The 7th house in the horoscope corresponds to relationships; it is the nice side of relating, being courteous and considerate, and always seeking to find balance in the partnership. The house that follows is the 8th house, and it is here where all the hardcore emotional stuff lurks. The former house is related to Libra and correlates with idealistic companionship; it is active (cardinal) cooperation with another. A relationship is often sought to gain self- knowledge by having a reflection from an objective point of view. At the beginning of a relationship we display the Libra symbol, and we adjust to one another, presenting ourselves in the most pleasant light, our behavior is polite, courteous and flirtatious. However, the flaw to this type of “nice” relating, is that we tend to stuff our real feelings down, as we desperately try hard to maintain the “perfect image”. A real relationship needs to endure a tough emotional crisis, and pretending just won’t cut it.

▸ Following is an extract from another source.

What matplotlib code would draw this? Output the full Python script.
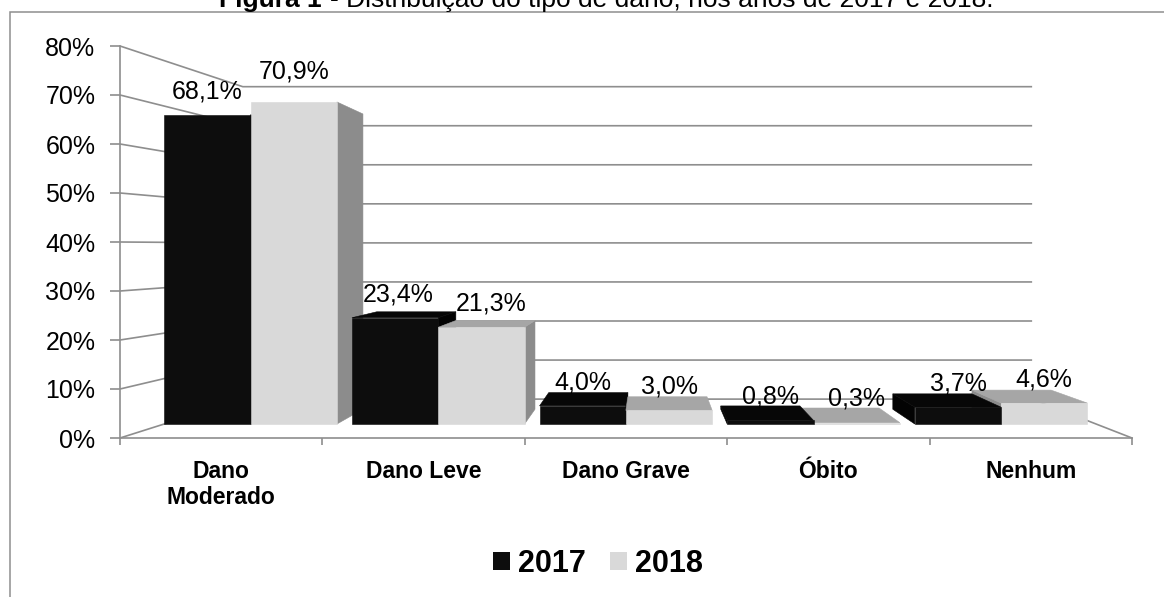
import matplotlib
matplotlib.use("Agg")
import matplotlib.pyplot as plt
from matplotlib.patches import Polygon, Rectangle, Patch

plt.rcParams['font.family'] = ['Liberation Sans', 'DejaVu Sans']

# ---------------- data ----------------
categories = ["Dano\nModerado", "Dano Leve", "Dano Grave", "Óbito", "Nenhum"]
series_names = ["2017", "2018"]
values_2017 = [68.1, 23.4, 4.0, 0.8, 3.7]
values_2018 = [70.9, 21.3, 3.0, 0.3, 4.6]
y_ticks = [0, 10, 20, 30, 40, 50, 60, 70, 80]
y_tick_labels = ["0%", "10%", "20%", "30%", "40%", "50%", "60%", "70%", "80%"]
title_bold = "Figura 1"
title_rest = "- Distribuição do tipo de dano, nos anos de 2017 e 2018."

# ---------------- style / layout ----------------
W, H = 1164, 597
front_col = ["#0d0d0d", "#d9d9d9"]
top_col = ["#070707", "#a6a6a6"]
side_col = ["#030303", "#8c8c8c"]
grid_col = "#8e8e8e"

# perspective parameters (data units of the front plane)
VY = 39.1          # vanishing point height (in % units)
VXB = 2.6186       # vanishing x used for bars (category units)
VXW = 2.757        # vanishing x used for walls
SF = 0.927         # scale of the bar front plane
SB = 0.85          # scale of the bar back plane
SWX, SWY = 0.78, 0.797   # scale of the back wall
GAP = 0.03
BW = 0.46
# manual label nudges seen in the reference (points), keyed by (category, series)
label_nudge = {(0, 1): (0, 5), (1, 1): (7, 0), (1, 0): (2, 0)}

fig = plt.figure(figsize=(W / 100, H / 100), dpi=100)
ax = fig.add_axes([120 / W, 1 - 438 / H, 1012 / W, 392 / H])
ax.set_xlim(0, 5)
ax.set_ylim(0, 80)
ax.patch.set_alpha(0)

for s in ["top", "right"]:
    ax.spines[s].set_visible(False)
for s in ["left", "bottom"]:
    ax.spines[s].set_color(grid_col)
    ax.spines[s].set_linewidth(1.2)

ax.set_yticks(y_ticks)
ax.set_yticklabels(y_tick_labels, fontsize=18)
ax.tick_params(axis="y", length=7.2, width=1.2, color=grid_col, pad=10.5)
ax.set_xticks(range(len(categories) + 1))
ax.set_xticklabels([])
ax.tick_params(axis="x", which="major", length=5, width=1.2, color=grid_col)
ax.set_xticks([i + 0.5 for i in range(len(categories))], categories, minor=True)
ax.tick_params(axis="x", which="minor", length=0, pad=16, labelsize=16.5)
for lab in ax.get_xticklabels(minor=True):
    lab.set_fontweight("bold")
    lab.set_linespacing(1.15)


def pb(x, y, s):
    return VXB + (x - VXB) * s, VY + (y - VY) * s


def pw(x, y):
    return VXW + (x - VXW) * SWX, VY + (y - VY) * SWY


# walls and gridlines
n = len(categories)
for v in y_ticks:
    bl = pw(0, v)
    br = pw(n, v)
    ax.plot([0, bl[0], br[0]], [v, bl[1], br[1]], color=grid_col, lw=1.2,
            zorder=1, clip_on=False, solid_capstyle="butt")
br0 = pw(n, 0)
ax.plot([n, br0[0]], [0, br0[1]], color=grid_col, lw=1.2, zorder=1, clip_on=False)

# bars
values = [values_2017, values_2018]
bars = []
for i in range(n):
    for j in range(2):
        x0 = i + GAP + j * BW
        x1 = x0 + BW
        bars.append((abs((x0 + x1) / 2 - VXB), i, j, x0, x1, values[j][i]))
bars.sort(key=lambda b: -b[0])


def poly(pts, col, z):
    ax.add_patch(Polygon(pts, closed=True, facecolor=col, edgecolor=col,
                         lw=0.4, zorder=z, clip_on=False))


z = 3
for _, i, j, x0, x1, v in bars:
    if x1 < VXB:
        poly([pb(x1, 0, SF), pb(x1, 0, SB), pb(x1, v, SB), pb(x1, v, SF)], side_col[j], z)
    elif x0 > VXB:
        poly([pb(x0, 0, SF), pb(x0, 0, SB), pb(x0, v, SB), pb(x0, v, SF)], side_col[j], z)
    if v < VY:
        poly([pb(x0, v, SF), pb(x1, v, SF), pb(x1, v, SB), pb(x0, v, SB)], top_col[j], z + 0.1)
    poly([pb(x0, 0, SF), pb(x1, 0, SF), pb(x1, v, SF), pb(x0, v, SF)], front_col[j], z + 0.2)
    z += 1

# data labels
for i in range(n):
    for j in range(2):
        x0 = i + GAP + j * BW
        x1 = x0 + BW
        v = values[j][i]
        xc, yc = pb((x0 + x1) / 2, v, SF)
        dx, dy = label_nudge.get((i, j), (0, 0))
        txt = f"{v:.1f}".replace(".", ",") + "%"
        ax.annotate(txt, (xc, yc), xytext=(dx, 12 + dy), textcoords="offset points",
                    ha="center", va="baseline", fontsize=18, zorder=50,
                    annotation_clip=False)

# legend
handles = [Patch(facecolor=front_col[0], edgecolor="none"),
           Patch(facecolor=front_col[1], edgecolor="none")]
fig.legend(handles, series_names, loc="center", bbox_to_anchor=(598 / W, 1 - 564 / H),
           ncol=2, frameon=False, prop={"weight": "bold", "size": 22},
           handlelength=0.55, handleheight=0.52, handletextpad=0.26, columnspacing=0.8)

# border of the chart area
fig.add_artist(Rectangle((10.5 / W, -0.2), 2, 1.2 - 12 / H, transform=fig.transFigure,
                         fill=False, edgecolor=grid_col, lw=1.1))

# title (partly cut by the top edge, as in the reference)
fig.text(322 / W, 1 - 7.5 / H, title_bold, ha="right", va="baseline",
         fontsize=19, fontweight="bold")
fig.text(330 / W, 1 - 7.5 / H, title_rest, ha="left", va="baseline", fontsize=19)

fig.savefig("out.png", dpi=100, facecolor="white")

The 8th house will test our emotional strength binding a relationship closer together or ripping it apart at the seams. It’s a well-known fact that the people closest to us are the ones with the power to hurt us the most, and when a domestic battle breaks out in a relationship, all the unconscious hostility pours forth. The “stuff” we have been avoiding in a relationship for fear of conflict and separation, it is all laid bare, with the ugly face of a jealous, destructive and controlling partner revealing himself. Often Jealousy, possessiveness, and powerful emotions erupt in the partnership as a reflection of the unhealed hurts from the past looking for somewhere to surface (8th) and heal, and are relationships don’t have to minefields we just need to learn what real intimacy means.